Limitations & Future Work

  • Only soft routing is applicable; sparse (top-k) routing cannot be used to improve efficiency and scalability, as batch normalization requires all experts to receive inputs in every batch.
  • The number of experts requires hyperparameter search.
  • Validation is currently limited to the SimCLR framework; compatibility with other SSL frameworks (BYOL, DINO, etc.) remains unexplored.
  • Experiments are conducted only on ResNet-18/50; performance on larger models and ViTs is unknown.
  • EquiMod (2023): The direct baseline for STAR, using separate projection heads for invariant and equivariant objectives.

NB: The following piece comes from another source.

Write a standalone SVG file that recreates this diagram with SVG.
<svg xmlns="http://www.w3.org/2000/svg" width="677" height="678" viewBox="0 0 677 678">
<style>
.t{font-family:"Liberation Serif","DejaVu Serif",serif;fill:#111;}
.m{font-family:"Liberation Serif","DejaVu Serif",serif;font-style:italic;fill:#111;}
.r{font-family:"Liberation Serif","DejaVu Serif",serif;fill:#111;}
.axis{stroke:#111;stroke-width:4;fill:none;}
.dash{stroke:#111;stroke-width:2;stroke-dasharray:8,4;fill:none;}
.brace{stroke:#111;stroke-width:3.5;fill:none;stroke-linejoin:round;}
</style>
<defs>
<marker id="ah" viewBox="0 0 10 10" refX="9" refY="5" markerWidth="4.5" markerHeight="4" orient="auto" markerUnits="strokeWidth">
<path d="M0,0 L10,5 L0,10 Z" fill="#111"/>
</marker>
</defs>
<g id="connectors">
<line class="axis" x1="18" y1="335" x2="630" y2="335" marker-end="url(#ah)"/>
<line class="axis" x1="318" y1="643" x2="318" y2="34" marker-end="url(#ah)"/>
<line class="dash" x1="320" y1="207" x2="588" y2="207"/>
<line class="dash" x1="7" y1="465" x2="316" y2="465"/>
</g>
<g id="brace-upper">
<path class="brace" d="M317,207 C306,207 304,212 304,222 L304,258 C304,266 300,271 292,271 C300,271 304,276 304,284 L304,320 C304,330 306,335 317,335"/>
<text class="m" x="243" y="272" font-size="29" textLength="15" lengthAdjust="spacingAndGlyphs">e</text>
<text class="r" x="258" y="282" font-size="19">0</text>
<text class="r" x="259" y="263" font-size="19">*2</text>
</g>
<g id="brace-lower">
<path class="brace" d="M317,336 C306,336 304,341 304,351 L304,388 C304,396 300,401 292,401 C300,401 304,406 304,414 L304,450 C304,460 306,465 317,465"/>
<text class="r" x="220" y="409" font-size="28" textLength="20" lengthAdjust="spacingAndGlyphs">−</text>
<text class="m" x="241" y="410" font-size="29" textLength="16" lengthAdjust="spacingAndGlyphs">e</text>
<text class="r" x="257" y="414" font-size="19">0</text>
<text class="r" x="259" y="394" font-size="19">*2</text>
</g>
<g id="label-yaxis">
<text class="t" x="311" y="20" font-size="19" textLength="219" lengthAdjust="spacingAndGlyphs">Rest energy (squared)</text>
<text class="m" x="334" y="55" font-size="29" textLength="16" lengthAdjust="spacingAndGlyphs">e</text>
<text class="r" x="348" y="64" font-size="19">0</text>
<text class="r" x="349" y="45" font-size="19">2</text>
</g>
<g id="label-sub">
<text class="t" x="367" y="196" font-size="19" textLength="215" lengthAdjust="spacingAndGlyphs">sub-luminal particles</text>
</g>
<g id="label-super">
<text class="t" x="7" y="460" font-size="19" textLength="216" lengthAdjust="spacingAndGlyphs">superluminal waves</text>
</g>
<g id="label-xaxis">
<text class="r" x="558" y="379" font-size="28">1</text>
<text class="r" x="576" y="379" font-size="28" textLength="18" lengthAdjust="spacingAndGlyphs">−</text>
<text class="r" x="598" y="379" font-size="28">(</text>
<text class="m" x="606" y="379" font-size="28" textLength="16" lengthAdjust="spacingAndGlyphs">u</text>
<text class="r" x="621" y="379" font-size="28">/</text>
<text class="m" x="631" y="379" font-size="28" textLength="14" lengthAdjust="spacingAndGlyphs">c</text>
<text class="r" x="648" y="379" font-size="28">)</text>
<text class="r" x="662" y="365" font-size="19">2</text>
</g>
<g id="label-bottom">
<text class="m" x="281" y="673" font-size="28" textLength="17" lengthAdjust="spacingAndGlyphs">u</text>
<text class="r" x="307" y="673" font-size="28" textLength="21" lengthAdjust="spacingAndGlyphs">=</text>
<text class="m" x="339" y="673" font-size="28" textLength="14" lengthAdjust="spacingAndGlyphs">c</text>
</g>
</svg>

  • MMoE (2018): STAR draws on the multi-gate MoE paradigm for multi-task learning, but innovatively applies it to SSL projection heads.
  • V-MoE (2022) & Neural Experts (2024): Applications of MoE in vision; the key distinction of STAR is the discarding of the MoE structure after training.

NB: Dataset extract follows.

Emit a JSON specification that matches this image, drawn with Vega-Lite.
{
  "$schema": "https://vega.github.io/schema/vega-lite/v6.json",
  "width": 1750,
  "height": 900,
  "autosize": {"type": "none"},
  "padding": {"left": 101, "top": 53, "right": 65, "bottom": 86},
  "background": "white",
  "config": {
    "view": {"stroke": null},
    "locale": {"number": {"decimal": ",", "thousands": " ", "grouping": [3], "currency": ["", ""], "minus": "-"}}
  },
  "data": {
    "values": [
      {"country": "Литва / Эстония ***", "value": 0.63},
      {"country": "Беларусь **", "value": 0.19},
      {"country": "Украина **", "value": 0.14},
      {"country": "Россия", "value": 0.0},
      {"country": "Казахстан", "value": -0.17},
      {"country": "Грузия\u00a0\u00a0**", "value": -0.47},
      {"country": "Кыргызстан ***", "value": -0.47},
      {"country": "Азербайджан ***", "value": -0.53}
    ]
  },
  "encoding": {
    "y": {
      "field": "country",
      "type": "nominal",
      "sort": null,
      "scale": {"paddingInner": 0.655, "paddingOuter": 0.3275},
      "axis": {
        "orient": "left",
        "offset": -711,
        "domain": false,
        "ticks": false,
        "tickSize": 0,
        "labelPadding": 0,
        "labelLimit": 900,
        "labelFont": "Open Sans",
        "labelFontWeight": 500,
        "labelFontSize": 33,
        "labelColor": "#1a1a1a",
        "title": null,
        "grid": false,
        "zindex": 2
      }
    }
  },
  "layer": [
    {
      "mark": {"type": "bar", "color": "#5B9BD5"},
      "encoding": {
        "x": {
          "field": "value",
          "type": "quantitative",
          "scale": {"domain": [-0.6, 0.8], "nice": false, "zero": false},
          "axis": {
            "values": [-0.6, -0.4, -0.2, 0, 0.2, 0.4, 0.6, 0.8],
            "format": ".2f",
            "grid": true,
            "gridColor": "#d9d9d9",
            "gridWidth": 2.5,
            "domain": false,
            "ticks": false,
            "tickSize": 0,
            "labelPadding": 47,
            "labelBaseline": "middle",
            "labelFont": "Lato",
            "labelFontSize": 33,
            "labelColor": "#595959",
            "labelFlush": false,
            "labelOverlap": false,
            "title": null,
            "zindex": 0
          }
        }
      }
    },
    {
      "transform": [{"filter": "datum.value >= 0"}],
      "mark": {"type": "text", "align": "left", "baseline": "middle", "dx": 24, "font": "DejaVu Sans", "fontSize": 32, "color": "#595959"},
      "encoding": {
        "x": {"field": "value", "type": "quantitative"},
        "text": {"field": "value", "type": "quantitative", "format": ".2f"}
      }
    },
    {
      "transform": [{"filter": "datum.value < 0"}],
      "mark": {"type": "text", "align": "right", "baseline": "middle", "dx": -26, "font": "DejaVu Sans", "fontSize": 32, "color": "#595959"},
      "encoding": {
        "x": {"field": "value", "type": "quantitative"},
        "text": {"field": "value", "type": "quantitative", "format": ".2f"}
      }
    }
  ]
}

  • Insight: Applying multi-task learning tools (e.g., MoE) to the design of SSL projection heads is a promising direction.

Rating

  • Novelty: ⭐⭐⭐⭐ The redundant feature learning perspective is novel, and applying MoE to SSL projection heads is an elegant design.
  • Experimental Thoroughness: ⭐⭐⭐⭐⭐ Classification / detection / few-shot learning + expert analysis + redundancy analysis + equivariance evaluation — highly comprehensive.
  • Writing Quality: ⭐⭐⭐⭐ Motivation is clearly articulated; the analysis sections are substantive.
  • Value: ⭐⭐⭐⭐ Meaningfully advances equivariant representation learning in practice.